Adriano Lucatelli, co-founder of Descartes Finance, believes distributed ledger technology could increase global financial stability.

“There is almost no end to [blockchain’s] application,” says Fog. Distributed ledger technology could potentially bring greater transparency to the running of stock markets and provide central banks with an additional monetary policy instrument in the form of central-bank-issued digital currencies. “Blockchain could help create a more stable global financial system,” says Adriano Lucatelli, co-founder of Swiss robo-advisor Descartes Finance. “That’s why central banks are interested in it. It could also change the whole [financial netting] system.” CLS Bank is building a netting service using blockchain technology.
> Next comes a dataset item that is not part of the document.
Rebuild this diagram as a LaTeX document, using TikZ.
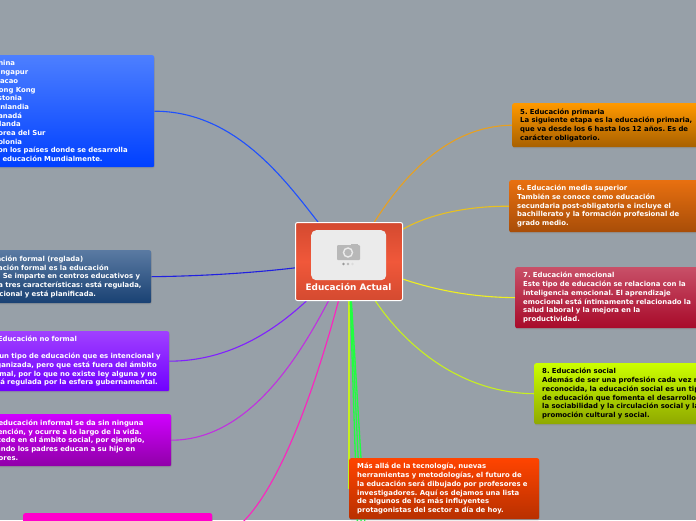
\documentclass[tikz,border=0pt]{standalone}
\usepackage{fontspec}
\setmainfont{DejaVu Sans}
\usetikzlibrary{arrows.meta,positioning,shadows,backgrounds}
\definecolor{mmback}{RGB}{151,160,168}
\definecolor{mmblue}{RGB}{30,80,255}
\definecolor{mmindigo}{RGB}{32,32,224}
\definecolor{mmviolet}{RGB}{128,32,255}
\definecolor{mmplum}{RGB}{192,48,224}
\definecolor{mmpink}{RGB}{255,32,192}
\definecolor{mmamber}{RGB}{232,160,32}
\definecolor{mmgold}{RGB}{232,192,32}
\definecolor{mmyellow}{RGB}{240,240,32}
\definecolor{mmlime}{RGB}{200,240,32}
\definecolor{mmgreen}{RGB}{32,255,64}
\definecolor{mmcoral}{RGB}{240,88,58}
\definecolor{mmcoraldark}{RGB}{212,74,48}
\definecolor{mmslatetop}{RGB}{90,122,162}
\definecolor{mmslatebot}{RGB}{25,65,115}
\definecolor{mmbluetop}{RGB}{77,127,255}
\definecolor{mmbluebot}{RGB}{0,64,255}
\definecolor{mmviolettop}{RGB}{160,64,255}
\definecolor{mmvioletbot}{RGB}{112,0,255}
\definecolor{mmplumtop}{RGB}{208,0,255}
\definecolor{mmplumbot}{RGB}{144,0,168}
\definecolor{mmpinktop}{RGB}{255,0,204}
\definecolor{mmambertop}{RGB}{255,153,0}
\definecolor{mmamberbot}{RGB}{168,96,0}
\definecolor{mmrusttop}{RGB}{232,112,16}
\definecolor{mmrustbot}{RGB}{168,77,8}
\definecolor{mmredtop}{RGB}{200,80,104}
\definecolor{mmredbot}{RGB}{168,10,42}
\definecolor{mmlimetop}{RGB}{204,255,0}
\definecolor{mmlimebot}{RGB}{143,168,0}
\definecolor{mmfiretop}{RGB}{255,68,0}
\definecolor{mmfirebot}{RGB}{184,48,0}
\begin{document}
\frenchspacing
\begin{tikzpicture}[
  x=1pt,y=-1pt,
  topic/.style={anchor=north west,rounded corners=2pt,align=left,inner xsep=8pt,inner ysep=0pt,
                font=\fontsize{6.9}{8.7}\selectfont\bfseries,text=white,
                drop shadow={shadow xshift=0.6pt,shadow yshift=-1.2pt,opacity=0.35}},
  link/.style={line width=1.1pt},
  fan/.style={line width=1.3pt,mmgreen},
]
  \useasboundingbox (0,0) rectangle (696,520);
  \clip (0,0) rectangle (696,520);

  % Central topic
  \node[anchor=north west,draw=white,line width=1pt,rounded corners=2pt,top color=mmcoraldark,bottom color=mmcoraldark,
        middle color=mmcoral,minimum width=107pt,minimum height=78pt,inner sep=0pt] (main) at (295,222) {};
  \node[anchor=north west,fill=black!8,rounded corners=5pt,minimum width=75pt,minimum height=50pt,inner sep=0pt] (photo) at (311,230) {};
  \node[font=\fontsize{8.9}{10}\selectfont\bfseries,text=white] (maintext) at (348.5,287) {Educación Actual};

  % Camera
  \fill[black!28,rounded corners=1pt] (337,245) rectangle (360,260);
  \fill[black!28] (351,243.5) rectangle (358,246);
  \node[circle,draw=black!8,line width=1.4pt,minimum size=9pt,inner sep=0pt] (lens) at (348,252.5) {};
  \fill[black!40] (343.5,264) circle (1.4);
  \fill[black!28] (348,264) circle (1.4);
  \fill[black!14] (352.5,264) circle (1.4);

  % Left topics
  \node[topic,top color=mmbluetop,bottom color=mmbluebot,text width=153pt,minimum height=112pt] (countries) at (-15,55)
    {China\\Singapur\\Macao\\Hong Kong\\Estonia\\Finlandia\\Canadá\\Irlanda\\Corea del Sur\\Polonia\\Son los países donde se desarrolla\\la educación Mundialmente.};
  \node[topic,top color=mmslatetop,bottom color=mmslatebot,text width=175pt,minimum height=53pt] (formal) at (-40,250)
    {1. Educación formal (reglada)\\La educación formal es la educación\\reglada. Se imparte en centros educativos y\\Presenta tres características: está regulada,\\es intencional y está planificada.};
  \node[topic,top color=mmviolettop,bottom color=mmvioletbot,text width=173pt,minimum height=60pt] (noformal) at (-20,331)
    {2. Educación no formal\\[8.7pt]Es un tipo de educación que es intencional y\\organizada, pero que está fuera del ámbito\\formal, por lo que no existe ley alguna y no\\está regulada por la esfera gubernamental.};
  \node[topic,top color=mmplumtop,bottom color=mmplumbot,text width=176pt,minimum height=52pt] (informal) at (-21,414)
    {La educación informal se da sin ninguna\\intención, y ocurre a lo largo de la vida.\\Sucede en el ámbito social, por ejemplo,\\cuando los padres educan a su hijo en\\valores.};
  \node[topic,top color=mmpinktop,bottom color=mmpinktop,text width=173pt,minimum height=50pt] (infantil) at (23,513)
    {4. Educación infantil\\[35pt]};

  % Right topics
  \node[topic,top color=mmambertop,bottom color=mmamberbot,text=black,text width=190pt,minimum height=44pt] (primaria) at (512,103)
    {5. Educación primaria\\La siguiente etapa es la educación primaria,\\que va desde los 6 hasta los 12 años. Es de\\carácter obligatorio.};
  \node[topic,top color=mmrusttop,bottom color=mmrustbot,text width=190pt,minimum height=52pt] (media) at (509,180)
    {6. Educación media superior\\También se conoce como educación\\secundaria post-obligatoria e incluye el\\bachillerato y la formación profesional de\\grado medio.};
  \node[topic,top color=mmredtop,bottom color=mmredbot,text width=190pt,minimum height=61pt] (emocional) at (515,267)
    {7. Educación emocional\\Este tipo de educación se relaciona con la\\inteligencia emocional. El aprendizaje\\emocional está íntimamente relacionado la\\salud laboral y la mejora en la\\productividad.};
  \node[topic,top color=mmlimetop,bottom color=mmlimebot,text=black,text width=190pt,minimum height=61pt] (social) at (534,363)
    {8. Educación social\\Además de ser una profesión cada vez más\\reconocida, la educación social es un tipo\\de educación que fomenta el desarrollo de\\la sociabilidad y la circulación social y la\\promoción cultural y social.};
  \node[topic,top color=mmfiretop,bottom color=mmfirebot,text width=174pt,minimum height=61pt] (futuro) at (349,458)
    {Más allá de la tecnología, nuevas\\herramientas y metodologías, el futuro de\\la educación será dibujado por profesores e\\investigadores. Aquí os dejamos una lista\\de algunos de los más influyentes\\protagonistas del sector a día de hoy.};

  % Free ends of the green branches
  \coordinate (fanb) at (358,540);
  \coordinate (fanc) at (362,540);
  \coordinate (fand) at (366,540);

  \begin{scope}[on background layer]
    \clip (0,0) rectangle (696,520);
    \fill[mmback] (0,0) rectangle (696,520);

    % Links left
    \draw[link,mmblue] (countries.east) .. controls (235,111) and (285,180) .. (main);
    \draw[link,mmindigo] (formal.east) .. controls (210,276) and (260,272) .. (main);
    \draw[link,mmviolet] (noformal.east) .. controls (230,361) and (275,330) .. (main);
    \draw[link,mmplum] (informal.east) .. controls (245,440) and (295,365) .. (main);
    \draw[link,mmpink] (infantil.east) .. controls (270,535) and (320,370) .. (main);

    % Links right
    \draw[link,mmamber] (primaria.west) .. controls (440,126) and (395,190) .. (main);
    \draw[link,mmgold] (media.west) .. controls (450,206) and (415,222) .. (main);
    \draw[link,mmyellow] (emocional.west) .. controls (465,297) and (430,288) .. (main);
    \draw[link,mmlime] (social.west) .. controls (460,393) and (405,345) .. (main);

    % Links down
    \draw[fan,mmlime] (main.south) -- (futuro.west);
    \draw[fan] (main) -- (fanb);
    \draw[fan] (main) -- (fanc);
    \draw[fan] (main) -- (fand);
  \end{scope}
\end{tikzpicture}
\end{document}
Lucatelli says blockchain could run the FX market.

But if the future of financial services is a world of “private” or closed blockchains—as opposed to public ones like Bitcoin’s—then that will require some form of governance, business rules and cross-industry open standards, as well as identity management. That perhaps explains why most pundits believe the hype around blockchain is unlikely to deliver any immediate results.

“I have a measured view about blockchain,” says Warren Mead, global partner and co-leader fintech practice KPMG. “It will be about another five to 10 years before we see a major commercial application of the blockchain in banking. There are some interesting use cases, but it will take cross-industry participation and participants to agree and work out how they can get this through regulation and company boards, not to mention testing.”